Source data

━━━━

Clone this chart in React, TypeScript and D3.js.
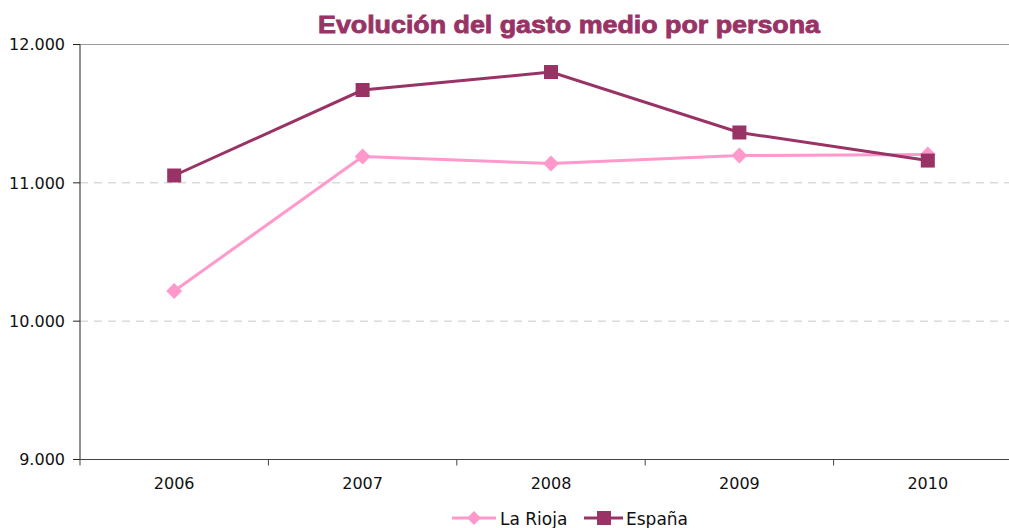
import React from "react";
import * as d3 from "d3";

const years = ["2006", "2007", "2008", "2009", "2010"];
const laRioja = [10218, 11190, 11140, 11197, 11205];
const espana = [11053, 11671, 11801, 11364, 11161];
const yTicks = [9000, 10000, 11000, 12000];
const seriesNames = ["La Rioja", "España"];

const W = 1009;
const H = 528;
const left = 80;
const right = 1022;
const top = 44.5;
const bottom = 459.5;

const fmtTick = (v: number) => {
  const th = Math.floor(v / 1000);
  const rest = v % 1000;
  return `${th}.${String(rest).padStart(3, "0")}`;
};

export default function App() {
  const x = d3.scaleBand<string>().domain(years).range([left, right]);
  const y = d3.scaleLinear().domain([9000, 12000]).range([bottom, top]);
  const cx = (yr: string) => (x(yr) as number) + x.bandwidth() / 2;
  const line = d3
    .line<number>()
    .x((_, i) => cx(years[i]))
    .y((d) => y(d));

  const pink = "#FF99CC";
  const purple = "#993366";
  const font = "'DejaVu Sans', sans-serif";

  const diamond = (px: number, py: number, r: number) =>
    `M${px},${py - r}L${px + r},${py}L${px},${py + r}L${px - r},${py}Z`;

  return (
    <svg
      width={W}
      height={H}
      style={{ position: "absolute", left: 0, top: 0, overflow: "hidden" }}
      fontFamily={font}
    >
      <rect x={0} y={0} width={W} height={H} fill="#fff" />
      <text
        x={318}
        y={33}
        fontSize={23}
        fontWeight="bold"
        fill={purple}
        stroke={purple}
        strokeWidth={0.8}
        fontFamily="'Liberation Sans', Arial, sans-serif"
        textLength={502}
        lengthAdjust="spacingAndGlyphs"
      >
        Evolución del gasto medio por persona
      </text>

      {/* gridlines */}
      {yTicks.map((t) =>
        t === 9000 ? null : (
          <line
            key={t}
            x1={left}
            x2={W}
            y1={y(t)}
            y2={y(t)}
            stroke={t === 12000 ? "#999" : "#c8c8c8"}
            strokeWidth={1}
            strokeDasharray={t === 12000 ? undefined : "8,6"}
          />
        )
      )}

      {/* y axis */}
      <line x1={left} x2={left} y1={top} y2={bottom} stroke="#222" strokeWidth={1} />
      {yTicks.map((t) => (
        <g key={t}>
          <line x1={left - 7} x2={left} y1={y(t)} y2={y(t)} stroke="#222" />
          <text
            x={65}
            y={y(t)}
            dy="0.36em"
            textAnchor="end"
            fontSize={16}
            fill="#111"
          >
            {fmtTick(t)}
          </text>
        </g>
      ))}

      {/* x axis */}
      <line x1={left} x2={W} y1={bottom} y2={bottom} stroke="#444" strokeWidth={1} />
      {years.map((yr) => (
        <g key={yr}>
          <line
            x1={x(yr) as number}
            x2={x(yr) as number}
            y1={bottom}
            y2={bottom + 6}
            stroke="#444"
          />
          <text x={cx(yr)} y={489} textAnchor="middle" fontSize={16} fill="#111">
            {yr}
          </text>
        </g>
      ))}

      {/* La Rioja */}
      <path d={line(laRioja) || ""} fill="none" stroke={pink} strokeWidth={3} />
      {laRioja.map((v, i) => (
        <path key={i} d={diamond(cx(years[i]), y(v), 8)} fill={pink} />
      ))}

      {/* España */}
      <path d={line(espana) || ""} fill="none" stroke={purple} strokeWidth={3} />
      {espana.map((v, i) => (
        <rect
          key={i}
          x={cx(years[i]) - 7}
          y={y(v) - 7}
          width={14}
          height={14}
          fill={purple}
        />
      ))}

      {/* legend */}
      <g>
        <line x1={452} x2={496} y1={518} y2={518} stroke={pink} strokeWidth={3} />
        <path d={diamond(474, 518, 7)} fill={pink} />
        <text x={500} y={525} fontSize={17} fill="#111">
          {seriesNames[0]}
        </text>
        <line x1={584} x2={623} y1={518} y2={518} stroke={purple} strokeWidth={3} />
        <rect x={597} y={511} width={14} height={14} fill={purple} />
        <text x={626} y={525} fontSize={17} fill="#111">
          {seriesNames[1]}
        </text>
      </g>
    </svg>
  );
}
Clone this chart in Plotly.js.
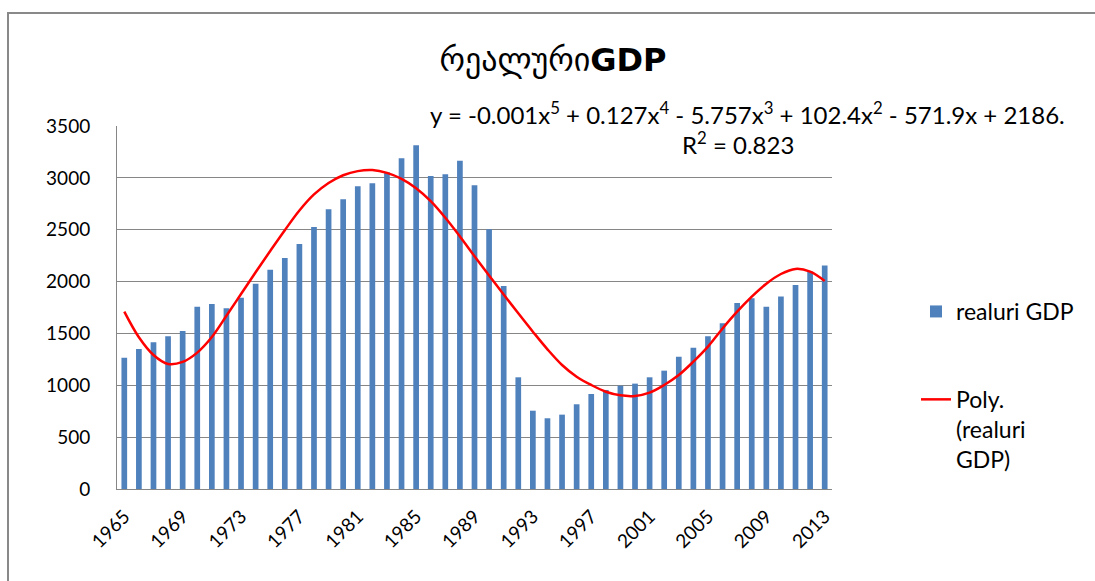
<!DOCTYPE html>
<html>
<head>
<meta charset="utf-8">
<script src="https://cdn.plot.ly/plotly-3.0.1.min.js"></script>
<style>html,body{margin:0;padding:0;background:#fff;}#chart{width:1095px;height:581px;}</style>
</head>
<body>
<div id="chart"></div>
<script>
const years = [1965,1966,1967,1968,1969,1970,1971,1972,1973,1974,1975,1976,1977,1978,1979,1980,1981,1982,1983,1984,1985,1986,1987,1988,1989,1990,1991,1992,1993,1994,1995,1996,1997,1998,1999,2000,2001,2002,2003,2004,2005,2006,2007,2008,2009,2010,2011,2012,2013];
const realGDP = [1265,1350,1414,1472,1524,1758,1784,1742,1845,1980,2115,2228,2363,2527,2697,2794,2919,2948,3054,3189,3314,3018,3035,3166,2928,2504,1958,1077,755,682,717,817,916,955,996,1016,1077,1141,1276,1363,1472,1598,1794,1839,1758,1855,1967,2096,2154];
const polyTrend = [1710,1463,1292,1205,1225,1315,1465,1670,1880,2090,2295,2495,2685,2840,2950,3025,3065,3075,3048,2990,2900,2775,2615,2435,2245,2058,1875,1694,1517,1347,1196,1083,1003,938,903,897,929,1003,1099,1228,1373,1548,1710,1855,1980,2073,2122,2096,2006];
const tickYears = [1965,1969,1973,1977,1981,1985,1989,1993,1997,2001,2005,2009,2013];
const yTicks = [0,500,1000,1500,2000,2500,3000,3500];
const titleText = 'რეალური<b>GDP</b>';
const barName = 'realuri GDP';
const lineName = 'Poly.<br>(realuri<br>GDP)';
const eqText = 'y = -0.001x<sup>5</sup> + 0.127x<sup>4</sup> - 5.757x<sup>3</sup> + 102.4x<sup>2</sup> - 571.9x + 2186.';
const r2Text = 'R<sup>2</sup> = 0.823';

const font = 'Lato, "DejaVu Sans", sans-serif';
const data = [
  {type:'bar', x:years, y:realGDP, name:barName, marker:{color:'#4F81BD'}, legendgroup:'a'},
  {type:'scatter', mode:'lines', x:years, y:polyTrend, name:lineName, line:{color:'#FF0000', width:2.5, shape:'spline', smoothing:1}, legendgroup:'b'}
];
const layout = {
  width:1095, height:581,
  margin:{l:117, r:263, t:126, b:92},
  paper_bgcolor:'#fff', plot_bgcolor:'#fff',
  font:{family:font, color:'#000', size:20},
  bargap:0.61,
  title:{text:titleText, x:553/1095, xanchor:'center', y:1-60/581, yanchor:'middle', font:{family:'"DejaVu Sans", Lato, sans-serif', size:32, color:'#000'}},
  xaxis:{range:[1964.5,2013.5], tickmode:'array', tickvals:tickYears, ticktext:tickYears.map(String), tickangle:-45, showgrid:false, zeroline:false, showline:true, linecolor:'#868686', linewidth:1, ticks:'', ticklabelstandoff:8, tickfont:{size:19}},
  yaxis:{range:[0,3500], tickmode:'array', tickvals:yTicks, showgrid:true, gridcolor:'#868686', gridwidth:1, zeroline:false, showline:true, linecolor:'#868686', linewidth:1, ticks:'', ticklabelstandoff:22, tickfont:{size:19}},
  legend:{x:(916-117)/715, xanchor:'left', y:(489-290)/363, yanchor:'top', font:{size:23}, tracegroupgap:55, valign:'top', bgcolor:'rgba(0,0,0,0)'},
  annotations:[
    {xref:'paper', yref:'paper', x:(428-117)/715, y:(489-113)/363, xanchor:'left', yanchor:'middle', text:eqText, showarrow:false, font:{size:24, color:'#000'}},
    {xref:'paper', yref:'paper', x:(738-117)/715, y:(489-143)/363, xanchor:'center', yanchor:'middle', text:r2Text, showarrow:false, font:{size:24, color:'#000'}}
  ],
  shapes:[
    {type:'rect', xref:'paper', yref:'paper', x0:(8-117)/715, x1:1.5, y0:-0.5, y1:(489-13)/363, line:{color:'#898989', width:2}, fillcolor:'rgba(0,0,0,0)', layer:'below'}
  ]
};
Plotly.newPlot('chart', data, layout, {displayModeBar:false, staticPlot:true});
</script>
</body>
</html>
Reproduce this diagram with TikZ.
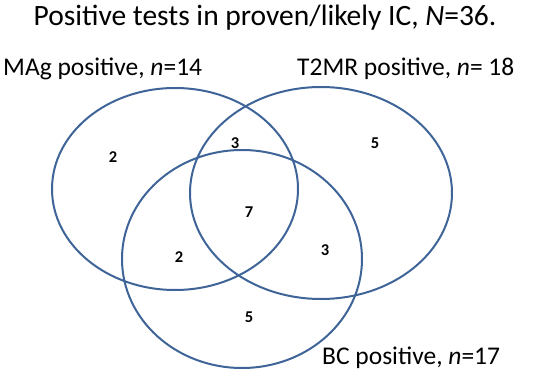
\documentclass[tikz,border=0pt]{standalone}
\usepackage{fontspec}
\setmainfont{Carlito}
\definecolor{vennblue}{RGB}{62,100,152}
\begin{document}
\begin{tikzpicture}[x=1pt,y=-1pt,
  ring/.style={draw=vennblue,line width=2pt},
  label/.style={font=\fontsize{25.5}{30}\selectfont,inner sep=0pt,anchor=base},
  count/.style={font=\fontsize{16.5}{18}\selectfont\bfseries,inner sep=0pt}]
\useasboundingbox (0,0) rectangle (550,372);
\draw[ring] (175,189) ellipse [x radius=123, y radius=101];
\draw[ring] (321,193) ellipse [x radius=131, y radius=106];
\draw[ring] (242,259) ellipse [x radius=120, y radius=109];
\node[label,font=\fontsize{29.5}{33}\selectfont] (title) at (265,25) {Positive tests in proven/likely IC, \textit{N}=36.};
\node[label,anchor=base west] (mag) at (3,75) {MAg positive, \textit{n}=14};
\node[label,anchor=base west] (t2) at (297,75) {T2MR positive, \textit{n}= 18};
\node[label,anchor=base west] (bc) at (322,364) {BC positive, \textit{n}=17};
\node[count] (a) at (113,157) {2};
\node[count] (ab) at (235,143) {3};
\node[count] (b) at (375,143) {5};
\node[count] (abc) at (249,212) {7};
\node[count] (ac) at (179,257) {2};
\node[count] (bcn) at (325,250) {3};
\node[count] (c) at (249,317) {5};
\end{tikzpicture}
\end{document}
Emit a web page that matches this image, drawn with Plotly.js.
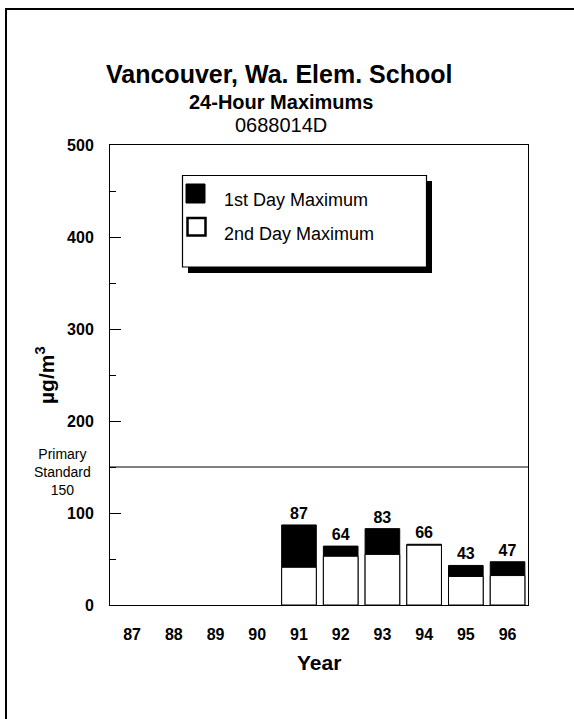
<!DOCTYPE html>
<html>
<head>
<meta charset="utf-8">
<script src="https://cdn.plot.ly/plotly-3.0.1.min.js"></script>
<style>
html,body{margin:0;padding:0;background:#fff;overflow:hidden;}
#chart{width:574px;height:719px;}
</style>
</head>
<body>
<div id="chart"></div>
<script>
// ---- data ----
const years = ['87','88','89','90','91','92','93','94','95','96'];
const firstDayMax = [null,null,null,null,87,64,83,66,43,47];
const secondDayMax = [null,null,null,null,41,53,55,65,31,32];
const primaryStandard = 150;
const yTickVals = [0,100,200,300,400,500];
const titleText = 'Vancouver, Wa. Elem. School';
const subtitleText = '24-Hour Maximums';
const siteText = '0688014D';
const legendLabels = ['1st Day Maximum','2nd Day Maximum'];

// ---- layout geometry ----
const W = 574, H = 719;
const L = 110, R = 46, T = 145, B = 114;
const pw = W - L - R, ph = H - T - B;
const px = x => (x - L) / pw;
const py = y => (H - B - y) / ph;
const FONT = 'Arial, "Liberation Sans", Helvetica, sans-serif';

// keep only years that have measurements (axis still lists all years)
const idx = years.map((_, i) => i).filter(i => firstDayMax[i] != null);
const xs = idx.map(i => years[i]);
const y1 = idx.map(i => firstDayMax[i]);
const y2 = idx.map(i => secondDayMax[i]);

const traces = [
  {
    type: 'bar', x: xs, y: y1, name: legendLabels[0],
    marker: {color: '#000', line: {color: '#000', width: 1}},
    width: 0.83,
    text: y1.map(String),
    texttemplate: '<b>%{text}</b>',
    textposition: 'outside', cliponaxis: false,
    textfont: {family: FONT, size: 16, color: '#000'},
    hoverinfo: 'x+y'
  },
  {
    type: 'bar', x: xs, y: y2, name: legendLabels[1],
    marker: {color: '#fff', line: {color: '#000', width: 1}},
    width: 0.83,
    hoverinfo: 'x+y'
  }
];

const shapes = [
  // primary standard line
  {type: 'line', xref: 'paper', yref: 'y', x0: 0, x1: 1, y0: primaryStandard, y1: primaryStandard,
   line: {color: '#000', width: 1}},
  // outer frame (left and top edges)
  {type: 'line', xref: 'paper', yref: 'paper', x0: px(6), x1: px(6), y0: py(8), y1: py(740),
   line: {color: '#000', width: 2}},
  {type: 'line', xref: 'paper', yref: 'paper', x0: px(5), x1: px(600), y0: py(9), y1: py(9),
   line: {color: '#000', width: 2}},
  // legend shadow and box
  {type: 'rect', xref: 'paper', yref: 'paper', x0: px(188), x1: px(432), y0: py(181), y1: py(273),
   fillcolor: '#000', line: {width: 0}, layer: 'above'},
  {type: 'rect', xref: 'paper', yref: 'paper', x0: px(182.5), x1: px(426.5), y0: py(175.5), y1: py(267),
   fillcolor: '#fff', line: {color: '#000', width: 1.2}, layer: 'above'},
  // legend swatches
  {type: 'rect', xref: 'paper', yref: 'paper', x0: px(186), x1: px(205), y0: py(184), y1: py(203),
   fillcolor: '#000', line: {color: '#000', width: 1}, layer: 'above'},
  {type: 'rect', xref: 'paper', yref: 'paper', x0: px(187.5), x1: px(205.5), y0: py(218), y1: py(235.5),
   fillcolor: '#fff', line: {color: '#000', width: 2.5}, layer: 'above'}
];

const ann = (text, x, y, size, bold, extra) => Object.assign({
  text: bold ? '<b>' + text + '</b>' : text,
  xref: 'paper', yref: 'paper', x: px(x), y: py(y),
  xanchor: 'center', yanchor: 'middle', showarrow: false,
  font: {family: FONT, size: size, color: '#000'}
}, extra || {});

const annotations = [
  ann(titleText, 279, 74, 25, true),
  ann(subtitleText, 281, 102, 20, true),
  ann(siteText, 281, 125, 20, false),
  ann('µg/m<sup>3</sup>', 45, 375, 21, true, {textangle: -90}),
  ann('Primary<br>Standard<br>150', 62, 472, 14, false),
  ann('Year', 319, 662, 21, true),
  ann(legendLabels[0], 222, 200, 18, false, {xanchor: 'left'}),
  ann(legendLabels[1], 222, 233.5, 18, false, {xanchor: 'left'})
];

const layout = {
  width: W, height: H,
  margin: {l: L, r: R, t: T, b: B, pad: 0},
  paper_bgcolor: '#fff', plot_bgcolor: '#fff',
  showlegend: false,
  barmode: 'overlay',
  font: {family: FONT, color: '#000'},
  xaxis: {
    type: 'category', categoryorder: 'array', categoryarray: years, range: [-0.53, 9.49],
    showline: true, linecolor: '#000', linewidth: 1, mirror: true,
    ticks: '', showgrid: false, zeroline: false,
    tickfont: {family: FONT, size: 16, color: '#000', weight: 'bold'},
    ticklabelstandoff: 15
  },
  yaxis: {
    range: [0, 500], tickvals: yTickVals,
    showline: true, linecolor: '#000', linewidth: 1, mirror: true,
    ticks: 'inside', ticklen: 11, tickcolor: '#000', tickwidth: 1,
    minor: {dtick: 50, ticks: 'inside', ticklen: 6, tickcolor: '#000', tickwidth: 1, showgrid: false},
    showgrid: false, zeroline: false,
    tickfont: {family: FONT, size: 16, color: '#000', weight: 'bold'},
    ticklabelstandoff: 12
  },
  shapes: shapes,
  annotations: annotations
};

Plotly.newPlot('chart', traces, layout, {displayModeBar: false, staticPlot: true});
</script>
</body>
</html>
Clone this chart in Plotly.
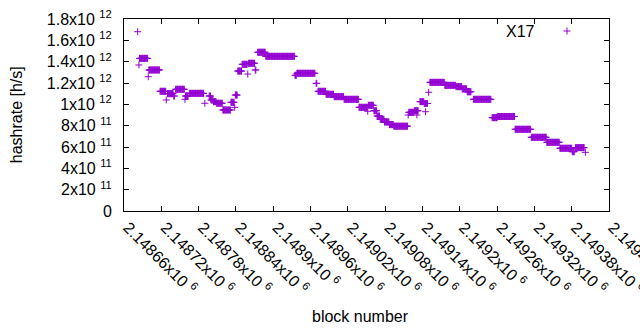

━━━━

TASK BRIEF — Using the records above, copy every line that has the word "React" in it.

EXPECTED ANSWER —
Clone this chart in React, TypeScript and D3.js.
import React from "react";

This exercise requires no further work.